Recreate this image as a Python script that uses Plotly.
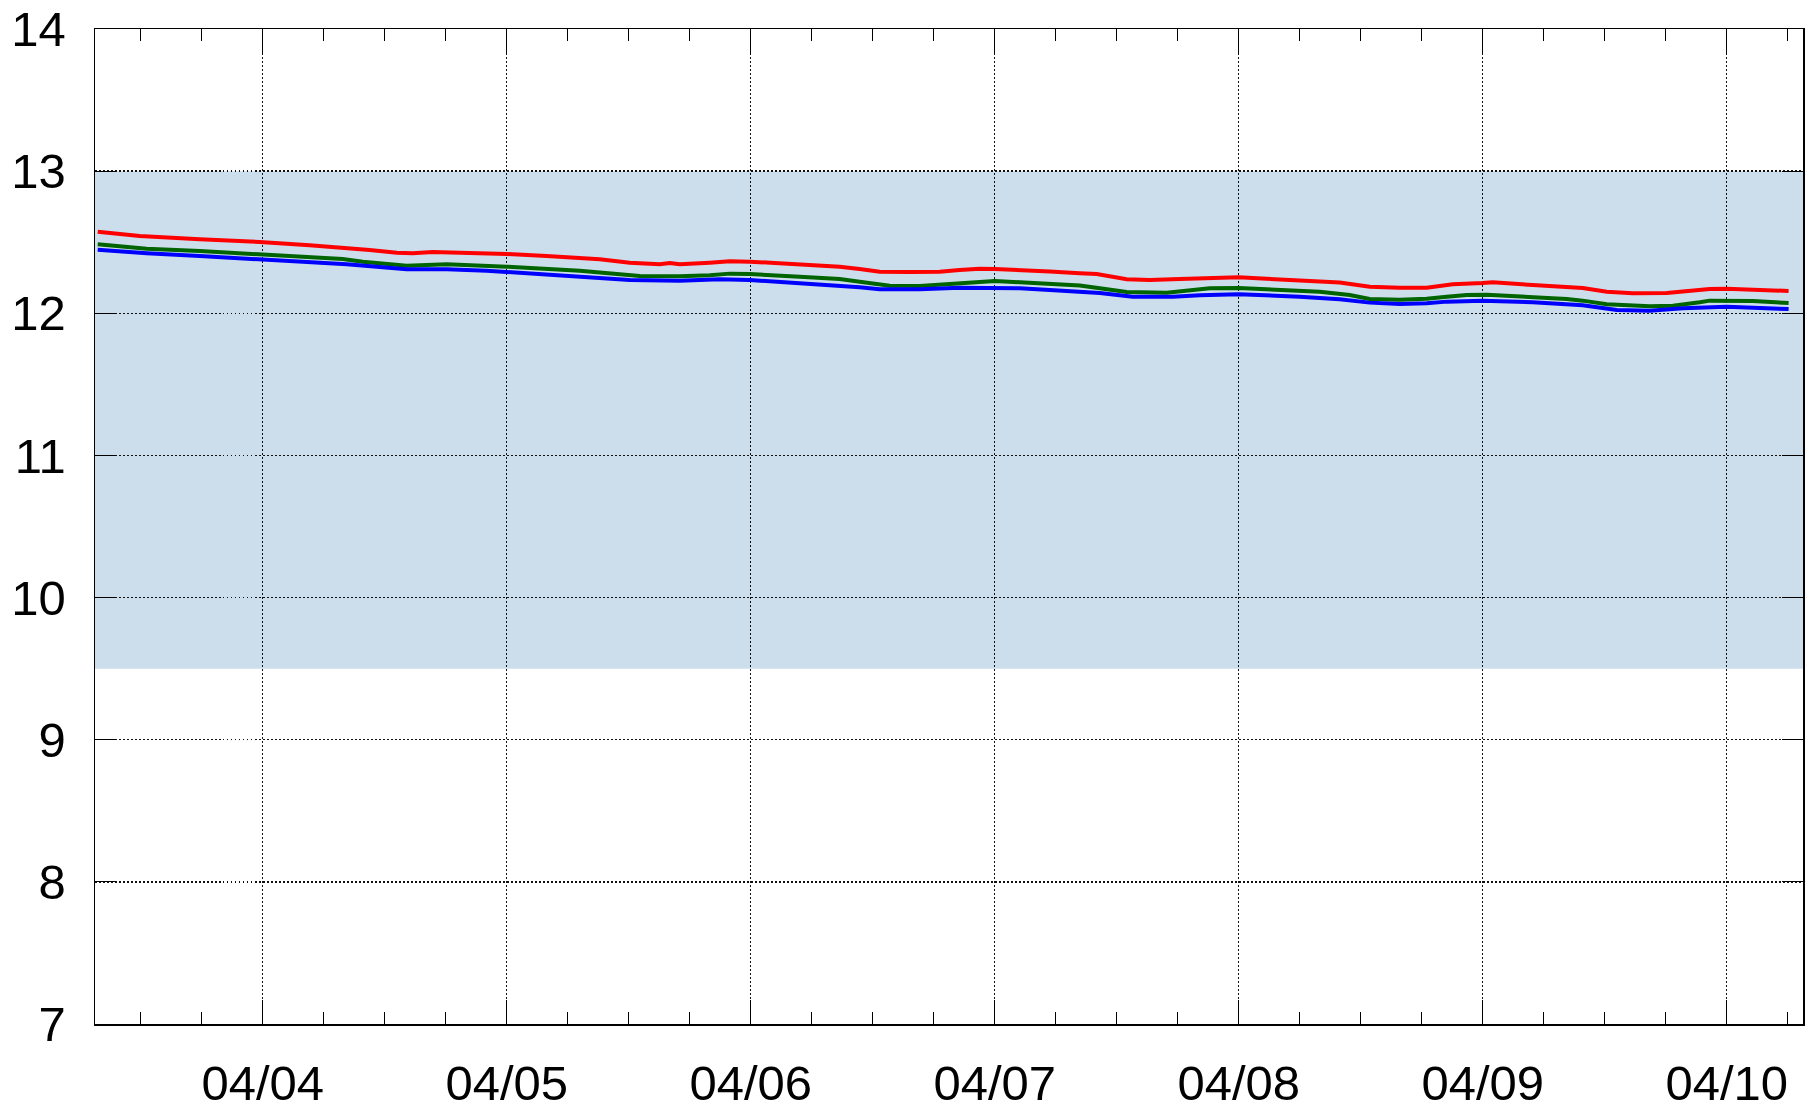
import plotly.graph_objects as go

# ---- data ----
times_red = [
    "2024-04-03 07:46", "2024-04-03 11:54", "2024-04-03 17:48", "2024-04-03 23:42",
    "2024-04-04 04:37", "2024-04-04 08:16", "2024-04-04 10:31", "2024-04-04 13:11",
    "2024-04-04 14:45", "2024-04-04 16:43", "2024-04-04 22:37", "2024-04-05 00:00",
    "2024-04-05 03:56", "2024-04-05 07:11", "2024-04-05 09:09", "2024-04-05 12:06",
    "2024-04-05 15:03", "2024-04-05 16:02", "2024-04-05 17:01", "2024-04-05 19:58",
    "2024-04-05 21:56", "2024-04-05 23:54", "2024-04-06 02:51", "2024-04-06 05:48",
    "2024-04-06 08:45", "2024-04-06 10:43", "2024-04-06 12:41", "2024-04-06 15:38",
    "2024-04-06 18:35", "2024-04-06 20:33", "2024-04-06 22:31", "2024-04-07 00:00",
    "2024-04-07 02:28", "2024-04-07 05:25", "2024-04-07 08:22", "2024-04-07 10:02",
    "2024-04-07 12:59", "2024-04-07 15:15", "2024-04-07 18:12", "2024-04-07 21:09",
    "2024-04-08 00:00", "2024-04-08 02:45", "2024-04-08 06:00", "2024-04-08 09:56",
    "2024-04-08 12:53", "2024-04-08 15:50", "2024-04-08 18:29", "2024-04-08 21:03",
    "2024-04-09 00:00", "2024-04-09 00:59", "2024-04-09 04:55", "2024-04-09 08:16",
    "2024-04-09 09:50", "2024-04-09 12:12", "2024-04-09 14:45", "2024-04-09 18:06",
    "2024-04-09 20:04", "2024-04-09 22:19", "2024-04-10 00:00", "2024-04-10 02:57",
    "2024-04-10 06:05",
]
red = [
    12.574, 12.544, 12.521, 12.502,
    12.478, 12.461, 12.445, 12.426,
    12.422, 12.431, 12.424, 12.417,
    12.403, 12.391, 12.380, 12.356,
    12.345, 12.354, 12.345, 12.356,
    12.366, 12.363, 12.352, 12.340,
    12.328, 12.312, 12.293, 12.291,
    12.293, 12.305, 12.314, 12.312,
    12.305, 12.294, 12.281, 12.276,
    12.239, 12.234, 12.241, 12.250,
    12.253, 12.243, 12.234, 12.217,
    12.187, 12.179, 12.180, 12.204,
    12.213, 12.218, 12.199, 12.187,
    12.178, 12.152, 12.141, 12.143,
    12.155, 12.171, 12.173, 12.164,
    12.157,
]

times_green = [
    "2024-04-03 07:46", "2024-04-03 12:35", "2024-04-03 17:48", "2024-04-03 23:42",
    "2024-04-04 07:52", "2024-04-04 09:50", "2024-04-04 14:10", "2024-04-04 18:06",
    "2024-04-04 22:02", "2024-04-05 00:00", "2024-04-05 07:11", "2024-04-05 09:09",
    "2024-04-05 13:05", "2024-04-05 17:01", "2024-04-05 19:58", "2024-04-05 21:56",
    "2024-04-05 23:54", "2024-04-06 04:49", "2024-04-06 08:45", "2024-04-06 10:43",
    "2024-04-06 13:40", "2024-04-06 16:37", "2024-04-06 19:34", "2024-04-06 21:32",
    "2024-04-07 00:00", "2024-04-07 02:28", "2024-04-07 05:25", "2024-04-07 08:22",
    "2024-04-07 10:20", "2024-04-07 12:59", "2024-04-07 16:55", "2024-04-07 19:11",
    "2024-04-07 21:09", "2024-04-08 00:00", "2024-04-08 04:02", "2024-04-08 07:58",
    "2024-04-08 10:55", "2024-04-08 12:53", "2024-04-08 15:50", "2024-04-08 18:29",
    "2024-04-08 20:28", "2024-04-08 22:25", "2024-04-09 00:23", "2024-04-09 03:20",
    "2024-04-09 08:16", "2024-04-09 09:50", "2024-04-09 12:12", "2024-04-09 16:26",
    "2024-04-09 18:42", "2024-04-09 21:21", "2024-04-09 22:20", "2024-04-10 02:34",
    "2024-04-10 06:05",
]
green = [
    12.485, 12.454, 12.438, 12.415,
    12.382, 12.363, 12.335, 12.345,
    12.335, 12.328, 12.300, 12.288,
    12.262, 12.260, 12.267, 12.279,
    12.276, 12.257, 12.241, 12.222,
    12.194, 12.192, 12.206, 12.222,
    12.227, 12.218, 12.210, 12.196,
    12.176, 12.150, 12.145, 12.159,
    12.176, 12.178, 12.164, 12.152,
    12.129, 12.101, 12.096, 12.103,
    12.117, 12.129, 12.131, 12.122,
    12.101, 12.089, 12.063, 12.049,
    12.053, 12.077, 12.089, 12.086,
    12.072,
]

times_blue = [
    "2024-04-03 07:46", "2024-04-03 12:35", "2024-04-03 17:48", "2024-04-03 23:42",
    "2024-04-04 08:16", "2024-04-04 14:10", "2024-04-04 18:06", "2024-04-04 22:02",
    "2024-04-05 00:00", "2024-04-05 07:11", "2024-04-05 09:09", "2024-04-05 12:06",
    "2024-04-05 17:01", "2024-04-05 20:57", "2024-04-05 23:54", "2024-04-06 02:51",
    "2024-04-06 06:47", "2024-04-06 10:43", "2024-04-06 12:41", "2024-04-06 16:37",
    "2024-04-06 20:33", "2024-04-07 00:00", "2024-04-07 02:28", "2024-04-07 05:25",
    "2024-04-07 10:20", "2024-04-07 13:34", "2024-04-07 17:31", "2024-04-07 20:10",
    "2024-04-08 00:00", "2024-04-08 06:00", "2024-04-08 09:56", "2024-04-08 12:53",
    "2024-04-08 15:50", "2024-04-08 18:29", "2024-04-08 20:28", "2024-04-09 00:00",
    "2024-04-09 04:55", "2024-04-09 09:50", "2024-04-09 13:11", "2024-04-09 16:26",
    "2024-04-09 19:40", "2024-04-10 00:00", "2024-04-10 03:14", "2024-04-10 06:05",
]
blue = [
    12.447, 12.422, 12.403, 12.380,
    12.345, 12.309, 12.309, 12.300,
    12.291, 12.262, 12.253, 12.234,
    12.229, 12.239, 12.234, 12.220,
    12.206, 12.183, 12.169, 12.169,
    12.180, 12.180, 12.176, 12.164,
    12.143, 12.117, 12.117, 12.127,
    12.134, 12.117, 12.098, 12.075,
    12.065, 12.070, 12.082, 12.089,
    12.077, 12.056, 12.023, 12.018,
    12.035, 12.046, 12.035, 12.030,
]

band_low, band_high = 9.5, 13.0
x_range = ["2024-04-03 07:30", "2024-04-10 07:30"]
y_range = [7, 14]
y_ticks = [7, 8, 9, 10, 11, 12, 13, 14]

FONT = "Liberation Sans, Arial, Helvetica, sans-serif"

fig = go.Figure()
fig.add_shape(type="rect", xref="paper", yref="y", x0=0, x1=1,
              y0=band_low, y1=band_high, fillcolor="#ccddec",
              line=dict(width=0), layer="below")

for t, v, c in [(times_red, red, "#ff0000"),
                (times_green, green, "#006400"),
                (times_blue, blue, "#0000ff")]:
    fig.add_trace(go.Scatter(x=t, y=v, mode="lines",
                             line=dict(color=c, width=4), showlegend=False))

fig.update_layout(
    width=1811, height=1111,
    margin=dict(l=95, r=8, t=29, b=87, autoexpand=False),
    paper_bgcolor="white", plot_bgcolor="white",
    font=dict(family=FONT, size=49, color="black"),
    showlegend=False,
)
fig.update_xaxes(
    type="date", range=x_range, automargin=False,
    dtick=86400000, tick0="2024-04-04", tickformat="%m/%d",
    ticks="inside", ticklen=24, tickwidth=1.2, tickcolor="black",
    showline=True, linecolor="black", linewidth=1.5, mirror="allticks",
    showgrid=True, gridcolor="#111111", gridwidth=1.3, griddash="1.5px,2.5px",
    minor=dict(dtick=21600000, tick0="2024-04-04", ticks="inside",
               ticklen=12, tickwidth=1.2, tickcolor="black", showgrid=False),
    ticklabelstandoff=16, zeroline=False,
)
fig.update_yaxes(
    range=y_range, tickvals=y_ticks, automargin=False,
    ticks="inside", ticklen=21, tickwidth=1.2, tickcolor="black",
    showline=True, linecolor="black", linewidth=1.5, mirror="allticks",
    showgrid=True, gridcolor="#111111", gridwidth=1.3, griddash="1.5px,2.5px",
    ticklabelstandoff=18, zeroline=False,
)

fig.write_html(
    "out.html",
    config={"displayModeBar": False, "staticPlot": True},
    post_script="document.body.style.margin='0';document.body.style.overflow='hidden';",
)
= = = = =
Copy nothing but the lines from the first one in the listing through the line with "import plotly.graph_objects as go", and omit the pictures.

• Task output
Recreate this image as a Python script that uses Plotly.
import plotly.graph_objects as go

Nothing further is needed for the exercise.